■ **Aim**:
Produce nothing but an exact copy of the lines from the one containing "Emit a web page" through the one containing "const fmt = v => String(v).replace('.', ',');", and do not carry over pictures.

---- Provided records

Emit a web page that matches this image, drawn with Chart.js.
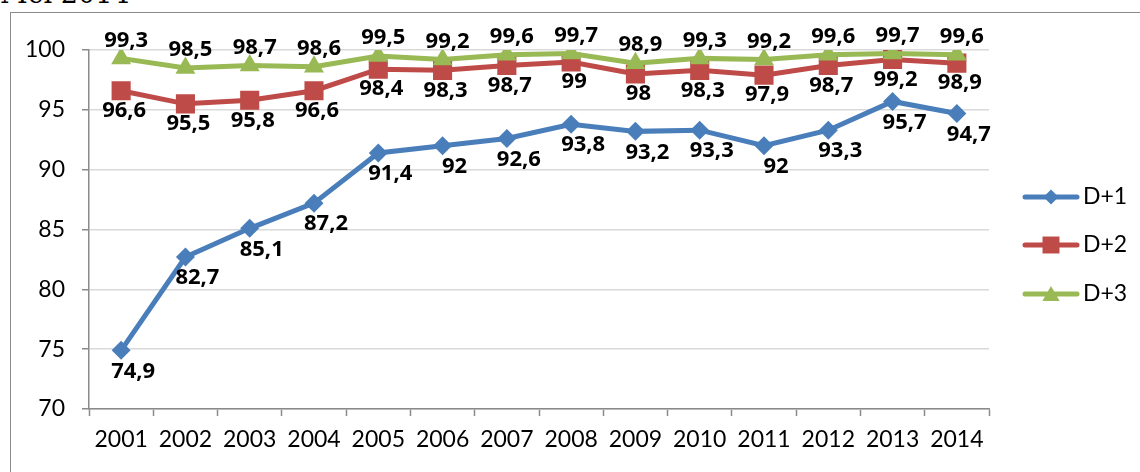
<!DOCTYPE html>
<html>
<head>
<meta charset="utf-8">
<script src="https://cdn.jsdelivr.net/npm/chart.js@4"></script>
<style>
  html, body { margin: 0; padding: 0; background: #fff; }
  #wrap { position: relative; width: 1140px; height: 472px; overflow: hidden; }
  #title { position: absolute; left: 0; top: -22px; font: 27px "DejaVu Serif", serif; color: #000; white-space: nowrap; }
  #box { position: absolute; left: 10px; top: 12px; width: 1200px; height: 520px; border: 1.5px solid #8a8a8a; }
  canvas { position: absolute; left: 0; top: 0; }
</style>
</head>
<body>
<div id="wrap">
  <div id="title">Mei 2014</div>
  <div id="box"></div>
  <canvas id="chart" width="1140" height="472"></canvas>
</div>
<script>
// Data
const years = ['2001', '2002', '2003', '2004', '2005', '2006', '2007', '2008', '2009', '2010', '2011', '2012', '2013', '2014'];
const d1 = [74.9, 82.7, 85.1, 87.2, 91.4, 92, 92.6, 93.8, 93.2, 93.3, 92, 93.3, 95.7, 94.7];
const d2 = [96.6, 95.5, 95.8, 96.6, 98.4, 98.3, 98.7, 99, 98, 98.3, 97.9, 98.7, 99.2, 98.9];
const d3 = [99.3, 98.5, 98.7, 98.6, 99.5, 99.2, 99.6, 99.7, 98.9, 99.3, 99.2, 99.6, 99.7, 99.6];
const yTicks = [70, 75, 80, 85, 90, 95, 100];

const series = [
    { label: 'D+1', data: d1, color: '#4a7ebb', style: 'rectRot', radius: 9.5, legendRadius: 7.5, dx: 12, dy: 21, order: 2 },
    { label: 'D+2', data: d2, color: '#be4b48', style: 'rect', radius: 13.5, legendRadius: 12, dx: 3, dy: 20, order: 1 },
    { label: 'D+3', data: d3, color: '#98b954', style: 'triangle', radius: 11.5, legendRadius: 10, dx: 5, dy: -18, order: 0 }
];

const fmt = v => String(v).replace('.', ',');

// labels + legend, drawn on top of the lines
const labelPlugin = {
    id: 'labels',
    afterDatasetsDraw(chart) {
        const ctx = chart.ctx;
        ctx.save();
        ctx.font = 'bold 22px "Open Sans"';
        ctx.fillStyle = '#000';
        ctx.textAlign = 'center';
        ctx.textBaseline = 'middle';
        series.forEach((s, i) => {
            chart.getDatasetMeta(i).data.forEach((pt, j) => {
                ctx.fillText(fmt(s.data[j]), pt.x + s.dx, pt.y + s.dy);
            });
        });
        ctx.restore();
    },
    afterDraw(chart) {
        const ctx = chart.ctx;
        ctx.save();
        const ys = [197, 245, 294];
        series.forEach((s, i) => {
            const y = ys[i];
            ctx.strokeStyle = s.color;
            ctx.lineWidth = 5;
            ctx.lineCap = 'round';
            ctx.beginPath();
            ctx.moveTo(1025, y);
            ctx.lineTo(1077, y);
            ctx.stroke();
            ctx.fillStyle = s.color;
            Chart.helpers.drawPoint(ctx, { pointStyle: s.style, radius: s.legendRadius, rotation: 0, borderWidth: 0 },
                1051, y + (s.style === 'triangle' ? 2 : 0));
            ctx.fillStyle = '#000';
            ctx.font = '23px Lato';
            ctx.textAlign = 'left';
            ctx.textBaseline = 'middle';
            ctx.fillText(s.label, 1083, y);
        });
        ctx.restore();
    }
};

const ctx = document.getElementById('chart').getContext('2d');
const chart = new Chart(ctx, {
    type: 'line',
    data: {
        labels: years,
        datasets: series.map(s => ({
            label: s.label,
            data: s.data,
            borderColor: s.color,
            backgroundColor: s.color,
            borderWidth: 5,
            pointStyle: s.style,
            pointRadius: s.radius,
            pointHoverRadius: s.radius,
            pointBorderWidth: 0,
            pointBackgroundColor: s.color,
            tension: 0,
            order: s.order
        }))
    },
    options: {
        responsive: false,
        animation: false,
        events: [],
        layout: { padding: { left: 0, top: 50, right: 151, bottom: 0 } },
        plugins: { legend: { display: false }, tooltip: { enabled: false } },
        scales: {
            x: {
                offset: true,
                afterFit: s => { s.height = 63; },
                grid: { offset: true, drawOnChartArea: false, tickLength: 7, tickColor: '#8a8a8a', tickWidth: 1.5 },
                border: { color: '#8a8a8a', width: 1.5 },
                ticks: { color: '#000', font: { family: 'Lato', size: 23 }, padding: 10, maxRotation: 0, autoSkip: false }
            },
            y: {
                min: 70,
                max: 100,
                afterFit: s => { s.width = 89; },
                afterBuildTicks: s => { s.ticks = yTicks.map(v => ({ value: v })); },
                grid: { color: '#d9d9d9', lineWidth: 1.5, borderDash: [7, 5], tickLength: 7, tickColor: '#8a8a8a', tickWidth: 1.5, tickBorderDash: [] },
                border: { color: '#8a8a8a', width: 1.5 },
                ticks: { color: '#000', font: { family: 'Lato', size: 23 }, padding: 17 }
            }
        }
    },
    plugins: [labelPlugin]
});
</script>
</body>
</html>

--------
---- Provided records

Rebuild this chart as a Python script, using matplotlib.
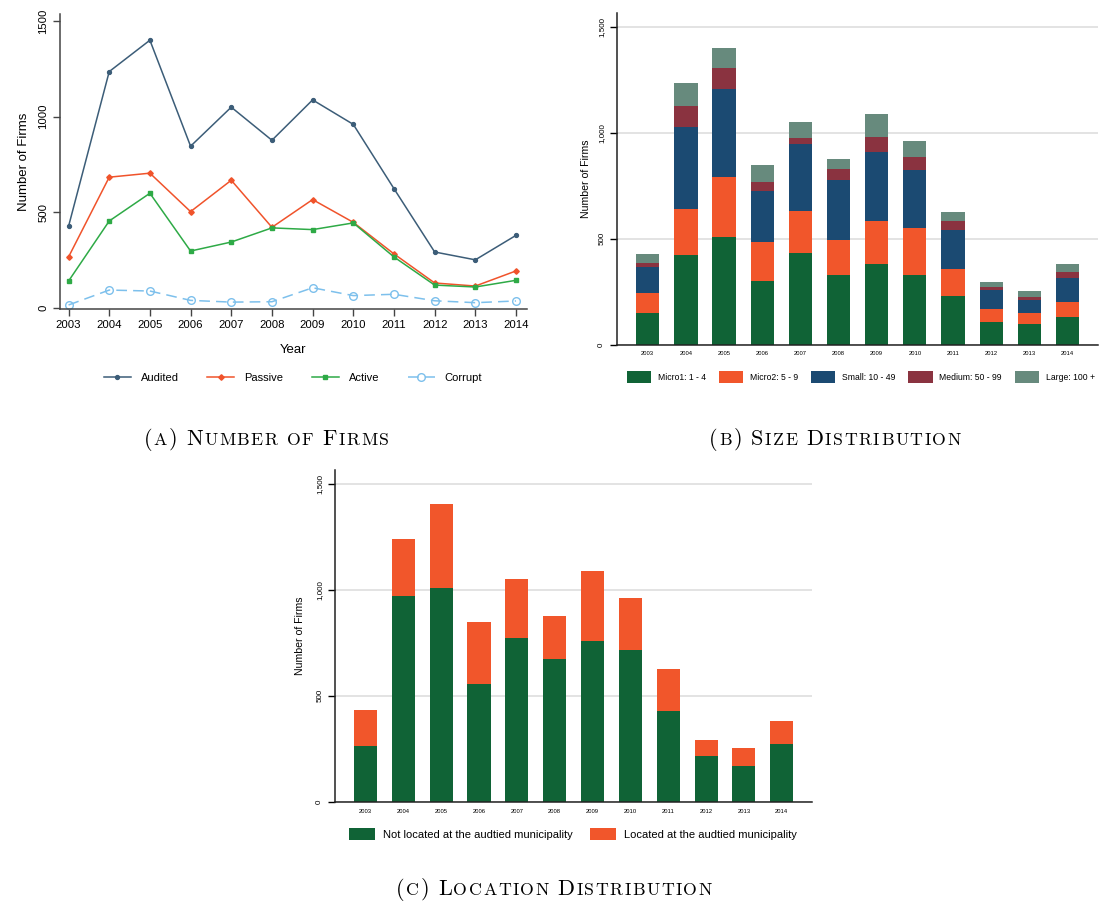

--------
---- Provided records

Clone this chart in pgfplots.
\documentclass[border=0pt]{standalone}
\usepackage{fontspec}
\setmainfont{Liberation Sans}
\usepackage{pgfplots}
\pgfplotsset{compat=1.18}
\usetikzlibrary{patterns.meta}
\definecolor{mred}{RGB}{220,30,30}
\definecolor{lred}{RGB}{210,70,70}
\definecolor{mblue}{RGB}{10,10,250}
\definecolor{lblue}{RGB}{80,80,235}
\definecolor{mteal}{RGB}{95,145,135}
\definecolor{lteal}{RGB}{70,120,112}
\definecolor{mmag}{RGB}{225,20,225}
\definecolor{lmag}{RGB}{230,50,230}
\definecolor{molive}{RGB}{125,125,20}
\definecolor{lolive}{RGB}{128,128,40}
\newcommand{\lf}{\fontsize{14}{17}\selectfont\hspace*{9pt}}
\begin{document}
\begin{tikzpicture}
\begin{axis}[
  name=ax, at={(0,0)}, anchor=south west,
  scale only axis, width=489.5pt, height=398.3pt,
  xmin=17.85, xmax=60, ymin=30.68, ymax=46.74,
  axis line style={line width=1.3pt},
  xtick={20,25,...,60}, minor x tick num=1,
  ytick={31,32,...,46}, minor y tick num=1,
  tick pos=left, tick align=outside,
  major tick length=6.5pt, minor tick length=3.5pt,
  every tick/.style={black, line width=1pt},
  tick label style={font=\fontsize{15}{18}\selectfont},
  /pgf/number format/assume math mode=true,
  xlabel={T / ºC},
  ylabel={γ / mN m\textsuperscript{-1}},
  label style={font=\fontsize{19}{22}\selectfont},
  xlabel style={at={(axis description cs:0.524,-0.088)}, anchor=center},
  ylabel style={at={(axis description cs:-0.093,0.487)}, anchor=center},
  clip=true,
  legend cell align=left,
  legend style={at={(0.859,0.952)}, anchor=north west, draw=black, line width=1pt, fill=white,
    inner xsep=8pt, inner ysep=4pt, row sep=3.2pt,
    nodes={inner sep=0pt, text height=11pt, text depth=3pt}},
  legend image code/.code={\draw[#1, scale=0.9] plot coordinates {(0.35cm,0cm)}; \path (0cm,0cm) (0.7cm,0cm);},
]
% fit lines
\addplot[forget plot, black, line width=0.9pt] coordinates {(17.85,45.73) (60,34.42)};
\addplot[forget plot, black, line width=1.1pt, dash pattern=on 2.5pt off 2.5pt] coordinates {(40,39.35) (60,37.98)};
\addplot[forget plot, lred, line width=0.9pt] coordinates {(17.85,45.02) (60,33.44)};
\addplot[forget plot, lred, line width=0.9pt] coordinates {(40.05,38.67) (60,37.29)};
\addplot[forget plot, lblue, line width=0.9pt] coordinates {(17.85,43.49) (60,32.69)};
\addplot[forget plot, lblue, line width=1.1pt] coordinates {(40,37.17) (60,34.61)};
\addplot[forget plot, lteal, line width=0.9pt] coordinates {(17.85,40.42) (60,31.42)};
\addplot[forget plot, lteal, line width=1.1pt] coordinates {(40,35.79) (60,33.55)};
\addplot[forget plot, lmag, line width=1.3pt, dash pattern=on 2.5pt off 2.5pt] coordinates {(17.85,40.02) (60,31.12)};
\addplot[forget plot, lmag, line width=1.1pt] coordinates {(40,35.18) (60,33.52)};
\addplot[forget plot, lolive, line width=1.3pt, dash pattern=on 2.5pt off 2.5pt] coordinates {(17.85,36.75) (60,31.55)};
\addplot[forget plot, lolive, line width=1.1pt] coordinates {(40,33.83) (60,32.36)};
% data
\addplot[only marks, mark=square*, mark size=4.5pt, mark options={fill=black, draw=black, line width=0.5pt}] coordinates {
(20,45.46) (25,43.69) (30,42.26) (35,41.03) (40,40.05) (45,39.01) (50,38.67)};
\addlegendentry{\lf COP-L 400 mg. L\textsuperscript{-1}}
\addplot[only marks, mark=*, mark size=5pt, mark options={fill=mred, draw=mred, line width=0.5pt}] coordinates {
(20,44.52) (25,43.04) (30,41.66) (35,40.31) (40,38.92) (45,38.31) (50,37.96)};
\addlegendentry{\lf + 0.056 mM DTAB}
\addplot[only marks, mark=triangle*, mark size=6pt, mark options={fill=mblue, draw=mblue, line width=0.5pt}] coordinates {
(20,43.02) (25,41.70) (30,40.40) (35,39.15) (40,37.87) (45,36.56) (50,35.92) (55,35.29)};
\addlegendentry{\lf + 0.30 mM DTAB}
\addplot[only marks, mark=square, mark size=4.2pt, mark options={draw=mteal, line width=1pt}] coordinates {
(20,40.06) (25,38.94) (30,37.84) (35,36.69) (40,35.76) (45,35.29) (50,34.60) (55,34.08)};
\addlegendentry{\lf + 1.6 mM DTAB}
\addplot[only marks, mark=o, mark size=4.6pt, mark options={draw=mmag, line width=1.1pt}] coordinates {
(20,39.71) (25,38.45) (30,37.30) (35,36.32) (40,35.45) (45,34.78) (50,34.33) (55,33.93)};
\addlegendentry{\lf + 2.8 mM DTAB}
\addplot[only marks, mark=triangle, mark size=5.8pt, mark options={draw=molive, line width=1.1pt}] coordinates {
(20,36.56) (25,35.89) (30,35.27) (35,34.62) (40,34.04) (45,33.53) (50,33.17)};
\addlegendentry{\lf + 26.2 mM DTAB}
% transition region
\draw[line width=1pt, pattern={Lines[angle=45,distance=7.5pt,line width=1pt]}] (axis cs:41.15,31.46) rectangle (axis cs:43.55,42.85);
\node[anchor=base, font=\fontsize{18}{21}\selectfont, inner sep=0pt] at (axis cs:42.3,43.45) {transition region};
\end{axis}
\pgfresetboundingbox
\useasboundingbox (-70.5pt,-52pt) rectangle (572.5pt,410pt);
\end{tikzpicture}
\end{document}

--------

■ **Response to the task**:
Emit a web page that matches this image, drawn with Chart.js.
<!DOCTYPE html>
<html>
<head>
<meta charset="utf-8">
<script src="https://cdn.jsdelivr.net/npm/chart.js@4"></script>
<style>
  html, body { margin: 0; padding: 0; background: #fff; }
  #wrap { position: relative; width: 1140px; height: 472px; overflow: hidden; }
  #title { position: absolute; left: 0; top: -22px; font: 27px "DejaVu Serif", serif; color: #000; white-space: nowrap; }
  #box { position: absolute; left: 10px; top: 12px; width: 1200px; height: 520px; border: 1.5px solid #8a8a8a; }
  canvas { position: absolute; left: 0; top: 0; }
</style>
</head>
<body>
<div id="wrap">
  <div id="title">Mei 2014</div>
  <div id="box"></div>
  <canvas id="chart" width="1140" height="472"></canvas>
</div>
<script>
// Data
const years = ['2001', '2002', '2003', '2004', '2005', '2006', '2007', '2008', '2009', '2010', '2011', '2012', '2013', '2014'];
const d1 = [74.9, 82.7, 85.1, 87.2, 91.4, 92, 92.6, 93.8, 93.2, 93.3, 92, 93.3, 95.7, 94.7];
const d2 = [96.6, 95.5, 95.8, 96.6, 98.4, 98.3, 98.7, 99, 98, 98.3, 97.9, 98.7, 99.2, 98.9];
const d3 = [99.3, 98.5, 98.7, 98.6, 99.5, 99.2, 99.6, 99.7, 98.9, 99.3, 99.2, 99.6, 99.7, 99.6];
const yTicks = [70, 75, 80, 85, 90, 95, 100];

const series = [
    { label: 'D+1', data: d1, color: '#4a7ebb', style: 'rectRot', radius: 9.5, legendRadius: 7.5, dx: 12, dy: 21, order: 2 },
    { label: 'D+2', data: d2, color: '#be4b48', style: 'rect', radius: 13.5, legendRadius: 12, dx: 3, dy: 20, order: 1 },
    { label: 'D+3', data: d3, color: '#98b954', style: 'triangle', radius: 11.5, legendRadius: 10, dx: 5, dy: -18, order: 0 }
];

const fmt = v => String(v).replace('.', ',');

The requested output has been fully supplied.